President Donald Trump’s decision to cut all funding to groups that help legal migrants become American citizens is being challenged in a federal court.

Why It Matters

Some groups are already cutting services, and the case will significantly affect immigration services in the United States.

Newsweek reached out to the Department of Homeland Security (DHS) and Solutions In Hometown Connections via email for comment on Monday.

What To Know

Homeland Security Secretary Kristi Noem has cut all funding to the Citizenship and Integration Grant Program (CIGP), which was administered through the DHS and educated legal migrants about how to apply for citizenship.

The Washington Post reported on April 2 that dozens of community and faith-based groups, public libraries, and adult education and literacy organizations “received notices Thursday informing them that their work ‘no longer effectuates the program goals and the Department’s priorities.'”

kristi noem
U.S. Homeland Security Secretary Kristi Noem speaks at DHS headquarters in Washington, D.C., on January 28, 2025.

Manuel Balce Ceneta/Getty Images

One of those groups, Solutions In Hometown Connections, is the lead plaintiff in a legal challenge in Maryland federal court to stop the cuts. They claim that as soon as they came to court to challenge the Trump administration’s freezing of funds, DHS canceled the program entirely.

“Two days after Plaintiffs’ motion for preliminary relief challenged Defendants’ indefinite freeze of grant funds, Defendants terminated the grants,” the plaintiff lawyers state in a filing on April 7.

“Plaintiffs challenge Defendants’ unlawful freeze and now mass termination of CIGP grants as statutory, regulatory, and constitutional violations—all claims within this Court’s wheelhouse and jurisdiction.”

They allege that the decision to end the program was “arbitrary and capricious,” a legal term used when a court is asked to examine the reasoning behind a policy decision.

They requested a nationwide injunction against the decision after the DHS strongly objected to nationwide injunctions in its filing to the court.

“While Defendants spend nearly three pages inveighing against nationwide injunctions, the Fourth Circuit has approved nationwide injunctions,” the plaintiffs wrote.

“Here, Defendants have frozen and terminated grant funds based on Secretary Noem’s vague and unexplained concerns.”

“And they did so on an across-the-board basis, without consideration or evaluation of individual recipients.”
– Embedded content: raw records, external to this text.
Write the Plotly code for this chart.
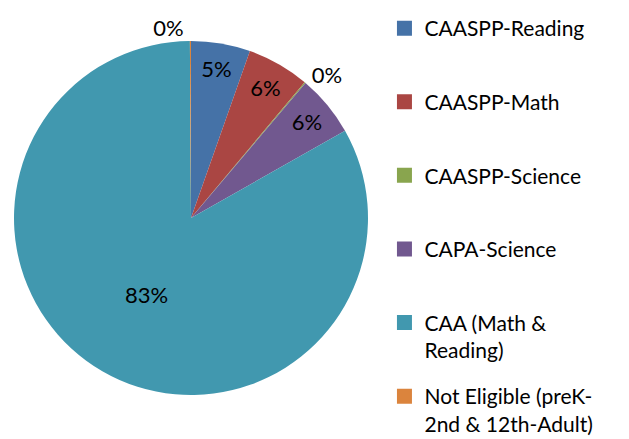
import plotly.graph_objects as go

categories = ["CAASPP-Reading", "CAASPP-Math", "CAASPP-Science", "CAPA-Science",
              "CAA (Math & Reading)", "Not Eligible (preK-2nd & 12th-Adult)"]
legend_labels = ["CAASPP-Reading<br> ", "CAASPP-Math<br> ", "CAASPP-Science<br> ",
                 "CAPA-Science<br> ", "CAA (Math &<br>Reading)",
                 "Not Eligible (preK-<br>2nd & 12th-Adult)"]
values = [5.4, 5.7, 0.1, 5.6, 83.1, 0.1]
colors = ["#4572A7", "#AA4643", "#89A54E", "#71588F", "#4198AF", "#DB843D"]
text_positions = ["inside", "inside", "outside", "inside", "inside", "outside"]

FONT = "Lato"

fig = go.Figure()
fig.add_trace(go.Pie(
    labels=categories, values=values, sort=False, direction="clockwise", rotation=0,
    marker=dict(colors=colors, line=dict(width=0)),
    texttemplate="%{percent:.0%}", textposition=text_positions,
    insidetextorientation="horizontal",
    textfont=dict(family=FONT, size=22, color="black"),
    domain=dict(x=[6/629, 360/629], y=[1 - 387/439, 1 - 33/439]),
    showlegend=False, hoverinfo="label+percent",
))
for lab, c in zip(legend_labels, colors):
    fig.add_trace(go.Scatter(x=[None], y=[None], mode="markers", name=lab, legendgroup=lab,
                             marker=dict(symbol="square", size=15, color=c)))

fig.update_layout(
    width=629, height=439, margin=dict(l=0, r=0, t=0, b=0),
    paper_bgcolor="white", plot_bgcolor="white",
    xaxis=dict(visible=False), yaxis=dict(visible=False),
    font=dict(family=FONT, size=21, color="black"),
    legend=dict(x=0.5985, y=1, xanchor="left", yanchor="top", traceorder="grouped",
                tracegroupgap=16, valign="top", font=dict(family=FONT, size=21, color="black")),
)
fig.write_html("out.html")
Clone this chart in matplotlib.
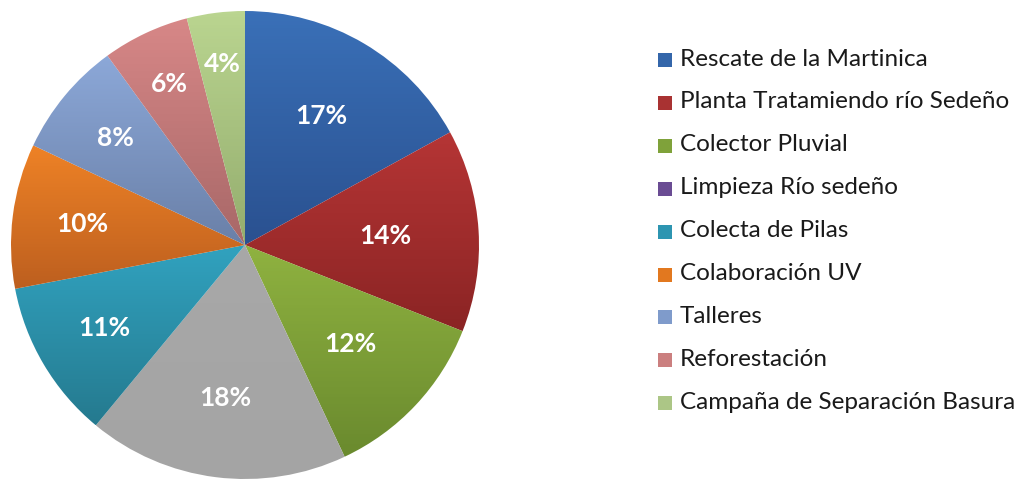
import matplotlib.pyplot as plt
import numpy as np
from matplotlib.patches import Rectangle

# Data
labels = ["Rescate de la Martinica", "Planta Tratamiendo río Sedeño", "Colector Pluvial",
          "Limpieza Río sedeño", "Colecta de Pilas", "Colaboración UV", "Talleres",
          "Reforestación", "Campaña de Separación Basura"]
values = [17, 14, 12, 18, 11, 10, 8, 6, 4]

# slice colours (top, bottom of gradient) and legend colours
top_cols = ["#3A70B8", "#B53535", "#8FB240", "#A8A8A8", "#31A2BF", "#EE8226", "#8CA8D8", "#D78787", "#BAD590"]
bot_cols = ["#2A5190", "#8B2424", "#6A8A2E", "#A4A4A4", "#257A8F", "#BD5F1F", "#6A80A8", "#A86868", "#94AD6E"]
legend_cols = ["#3466AA", "#A93232", "#7FA23A", "#6A4C93", "#2D95B1", "#E2781F", "#7F9BCB", "#CB7F7F", "#ACC686"]
label_dist = [0.64, 0.60, 0.62, 0.66, 0.70, 0.70, 0.72, 0.76, 0.78]

plt.rcParams['font.family'] = ['Lato', 'DejaVu Sans']

fig = plt.figure(figsize=(10.24, 4.83), dpi=100)
cx, cy, r = 245, 245, 234
ax = fig.add_axes([(cx - r) / 1024, (483 - cy - r) / 483, 2 * r / 1024, 2 * r / 483])

wedges, _ = ax.pie(values, startangle=90, counterclock=False, radius=1,
                   colors=top_cols, wedgeprops=dict(linewidth=0))

# vertical gradient per wedge
for w, c1, c2 in zip(wedges, top_cols, bot_cols):
    bb = w.get_path().get_extents(w.get_patch_transform())
    a = np.array(plt.matplotlib.colors.to_rgb(c1))
    b = np.array(plt.matplotlib.colors.to_rgb(c2))
    t = np.linspace(0, 1, 64)[:, None]
    grad = (a * (1 - t) + b * t)[:, None, :]
    im = ax.imshow(grad, extent=[bb.x0, bb.x1, bb.y0, bb.y1], origin='upper',
                   aspect='auto', zorder=2)
    im.set_clip_path(w)
    w.set_facecolor('none')

for w, v, d in zip(wedges, values, label_dist):
    ang = np.deg2rad((w.theta1 + w.theta2) / 2)
    ax.text(d * np.cos(ang), d * np.sin(ang), f"{v}%", ha='center', va='center',
            color='white', fontsize=19, fontweight='bold', zorder=5)

ax.set_xlim(-1, 1)
ax.set_ylim(-1, 1)
ax.set_aspect('auto')
ax.axis('off')

# legend drawn by hand
for i, (lab, col) in enumerate(zip(labels, legend_cols)):
    y = 60 + i * 42.9
    fig.patches.append(Rectangle((658 / 1024, 1 - (y + 7) / 483), 14 / 1024, 14 / 483,
                                 transform=fig.transFigure, facecolor=col, edgecolor='none'))
    fig.text(680 / 1024, 1 - (y - 1) / 483, lab, ha='left', va='center', fontsize=17.5, color='#1a1a1a')

fig.savefig("out.png", dpi=100)
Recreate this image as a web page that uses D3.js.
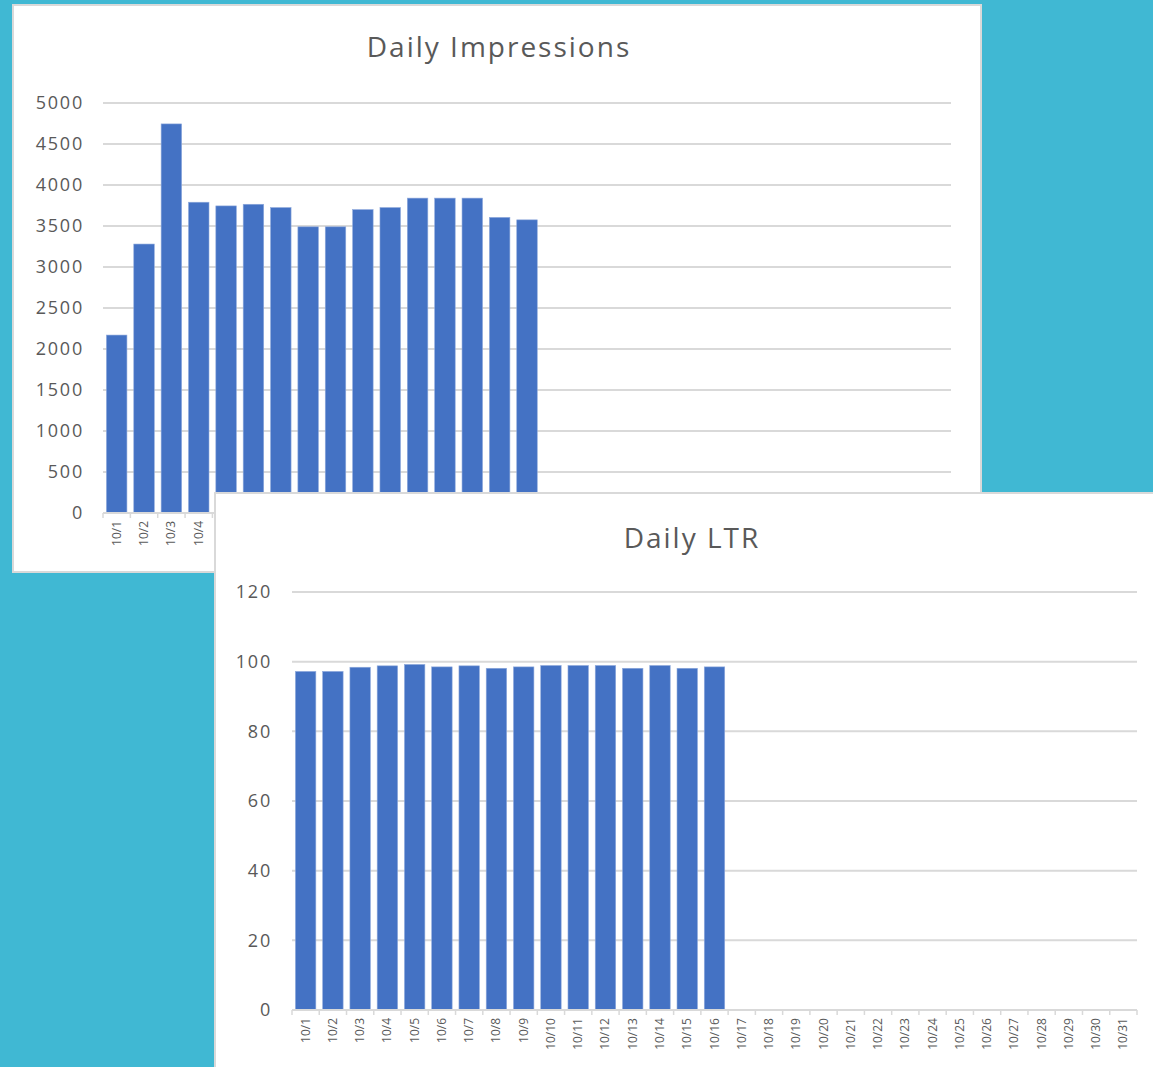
<!DOCTYPE html>
<html>
<head>
<meta charset="utf-8">
<script src="https://cdn.jsdelivr.net/npm/d3@7"></script>
<style>
  html, body { margin: 0; padding: 0; background: #40b8d3; }
  svg { display: block; }
  text { font-family: "Open Sans", "Noto Sans", sans-serif; fill: #595959; }
</style>
</head>
<body>
<svg id="chart"></svg>
<script>
const days = d3.range(1, 32).map(d => `10/${d}`);
const impressions = [2170, 3280, 4745, 3790, 3745, 3765, 3725, 3490, 3490, 3700, 3725, 3840, 3840, 3840, 3605, 3575];
const ltr = [97.2, 97.2, 98.4, 98.8, 99.2, 98.5, 98.8, 98.1, 98.5, 98.9, 98.9, 98.9, 98.1, 98.9, 98.1, 98.5];
const impTicks = d3.range(0, 5001, 500);
const ltrTicks = d3.range(0, 121, 20);

const W = 1153, H = 1067;
const svg = d3.select('#chart').attr('width', W).attr('height', H);

function drawPanel(cfg) {
  const g = svg.append('g');
  g.append('rect')
    .attr('x', cfg.px).attr('y', cfg.py)
    .attr('width', cfg.pw).attr('height', cfg.ph)
    .attr('fill', '#fff').attr('stroke', '#d9d9d9').attr('stroke-width', 2);

  g.append('text')
    .attr('x', cfg.titleX).attr('y', cfg.titleY)
    .attr('text-anchor', 'middle')
    .style('font-size', '28px')
    .style('letter-spacing', '2px')
    .text(cfg.title);

  const x = d3.scaleBand().domain(days).range([cfg.left, cfg.right]).paddingInner(0.25).paddingOuter(0.125);
  const y = d3.scaleLinear().domain([0, cfg.max]).range([cfg.bottom, cfg.top]);

  // gridlines
  g.append('g').selectAll('line').data(cfg.ticks.filter(t => t > 0)).join('line')
    .attr('x1', cfg.left).attr('x2', cfg.right)
    .attr('y1', d => y(d)).attr('y2', d => y(d))
    .attr('stroke', '#d9d9d9').attr('stroke-width', 2);

  // y labels
  g.append('g').selectAll('text').data(cfg.ticks).join('text')
    .attr('x', cfg.labelX).attr('y', d => y(d))
    .attr('dy', '0.35em').attr('text-anchor', 'end')
    .style('font-size', '18px')
    .style('letter-spacing', '1.8px')
    .text(d => d);

  // bars
  g.append('g').selectAll('rect').data(cfg.values).join('rect')
    .attr('x', (d, i) => x(days[i]))
    .attr('width', x.bandwidth())
    .attr('y', d => y(d))
    .attr('height', d => y(0) - y(d))
    .attr('fill', '#4472c4')
    .attr('stroke', '#8faadc').attr('stroke-width', 0.6);

  // x axis
  const step = x.step();
  g.append('line')
    .attr('x1', cfg.left).attr('x2', cfg.right)
    .attr('y1', cfg.bottom).attr('y2', cfg.bottom)
    .attr('stroke', '#d9d9d9').attr('stroke-width', 2);
  g.append('g').selectAll('line').data(d3.range(days.length + 1)).join('line')
    .attr('x1', i => cfg.left + i * step).attr('x2', i => cfg.left + i * step)
    .attr('y1', cfg.bottom).attr('y2', cfg.bottom + 5)
    .attr('stroke', '#d9d9d9').attr('stroke-width', 1.5);
  g.append('g').selectAll('text').data(days).join('text')
    .attr('transform', d => `translate(${x(d) + x.bandwidth() / 2 + 4},${cfg.bottom + 8}) rotate(-90)`)
    .attr('text-anchor', 'end')
    .style('font-size', '12px')
    .text(d => d);
}

drawPanel({
  px: 13, py: 5, pw: 968, ph: 567,
  title: 'Daily Impressions', titleX: 499, titleY: 57,
  left: 103, right: 951, top: 103, bottom: 513,
  max: 5000, ticks: impTicks, values: impressions, labelX: 84
});

drawPanel({
  px: 215, py: 493, pw: 960, ph: 600,
  title: 'Daily LTR', titleX: 692, titleY: 548,
  left: 292, right: 1137, top: 592, bottom: 1010,
  max: 120, ticks: ltrTicks, values: ltr, labelX: 272
});
</script>
</body>
</html>
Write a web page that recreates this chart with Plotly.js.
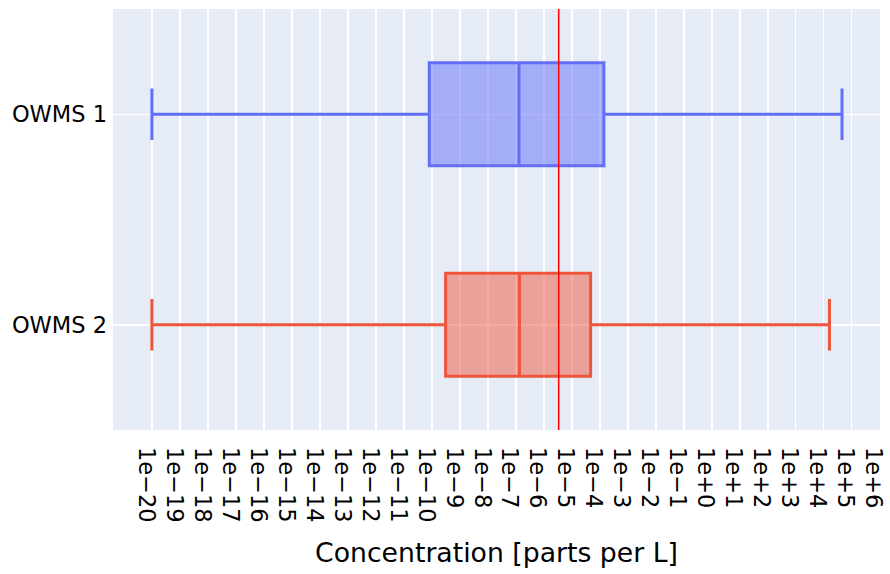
<!DOCTYPE html>
<html>
<head>
<meta charset="utf-8">
<script src="https://cdn.plot.ly/plotly-3.0.1.min.js"></script>
<style>html,body{margin:0;padding:0;background:#fff;}#chart{width:890px;height:574px;}</style>
</head>
<body>
<div id="chart"></div>
<script>
// Categories
const categories = ["OWMS 1", "OWMS 2"];
// Box statistics (parts per L)
const lowerFence = [1e-20, 1e-20];
const q1Values = [8.1e-11, 3.1e-10];
const medianValues = [1.3e-7, 1.35e-7];
const q3Values = [1.4e-4, 4.7e-5];
const upperFence = [4.5e4, 1.6e4];
// Reference line value
const refLineValue = 3.4e-6;
// Tick values and labels
const tickValues = [1e-20,1e-19,1e-18,1e-17,1e-16,1e-15,1e-14,1e-13,1e-12,1e-11,1e-10,1e-9,1e-8,1e-7,1e-6,1e-5,1e-4,1e-3,1e-2,1e-1,1e0,1e1,1e2,1e3,1e4,1e5,1e6];
const tickLabels = ["1e\u221220","1e\u221219","1e\u221218","1e\u221217","1e\u221216","1e\u221215","1e\u221214","1e\u221213","1e\u221212","1e\u221211","1e\u221210","1e\u22129","1e\u22128","1e\u22127","1e\u22126","1e\u22125","1e\u22124","1e\u22123","1e\u22122","1e\u22121","1e+0","1e+1","1e+2","1e+3","1e+4","1e+5","1e+6"];
const colors = ["#636efa", "#EF553B"];

const traces = categories.map((c, i) => ({
  type: "box",
  orientation: "h",
  name: c,
  y: [c],
  q1: [q1Values[i]],
  median: [medianValues[i]],
  q3: [q3Values[i]],
  lowerfence: [lowerFence[i]],
  upperfence: [upperFence[i]],
  width: 0.49,
  marker: {color: colors[i]},
  line: {color: colors[i], width: 3},
  showlegend: false
}));

const layout = {
  width: 890, height: 574,
  margin: {l: 113, r: 10, t: 9, b: 144},
  paper_bgcolor: "#fff",
  plot_bgcolor: "#E5ECF6",
  font: {family: "DejaVu Sans", size: 22.5, color: "#000"},
  showlegend: false,
  boxmode: "overlay",
  xaxis: {
    type: "log",
    range: [-21.39, 6.01],
    tickvals: tickValues,
    ticktext: tickLabels,
    tickangle: 90,
    ticklabeloverflow: "allow",
    ticklabelshift: -6,
    ticklabelstandoff: 16,
    gridcolor: "#fff",
    gridwidth: 1.5,
    zeroline: false,
    showline: false,
    ticks: "",
    tickfont: {family: "DejaVu Sans", size: 22.5, color: "#000"},
    title: {text: "Concentration [parts per L]", font: {family: "DejaVu Sans", size: 26.7, color: "#000"}, standoff: 21}
  },
  yaxis: {
    type: "category",
    range: [1.5, -0.5],
    autorange: false,
    ticklabelstandoff: 5,
    gridcolor: "#fff",
    gridwidth: 1.5,
    zeroline: false,
    ticks: "",
    tickfont: {family: "DejaVu Sans", size: 22.5, color: "#000"}
  },
  shapes: [{
    type: "line",
    xref: "x", yref: "paper",
    x0: refLineValue, x1: refLineValue,
    y0: 0, y1: 1,
    line: {color: "red", width: 1.5}
  }]
};

Plotly.newPlot("chart", traces, layout, {staticPlot: true, displayModeBar: false});
</script>
</body>
</html>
“Put simply, the government must reap what it sows,” the plaintiffs write.

What People Are Saying

Anna Gallagher, executive director of the Catholic Legal Immigration Network, in an April 4 statement: “Stripping funding for these incredibly useful, necessary programs is a devastating, foolish decision.

“English and U.S. civics classes, along with application assistance, help hardworking immigrants navigate the costly, complex path to U.S. citizenship — allowing them to contribute even more to our society. Without these programs, the bar becomes too high for too many.”

What Happens Next

The Maryland court must first decide whether to impose a temporary restraining order on the Department of Homeland Security. In doing so, it will have to decide whether to impose a nationwide restraining order or whether the order should apply only in states where plaintiffs’ organizations reside.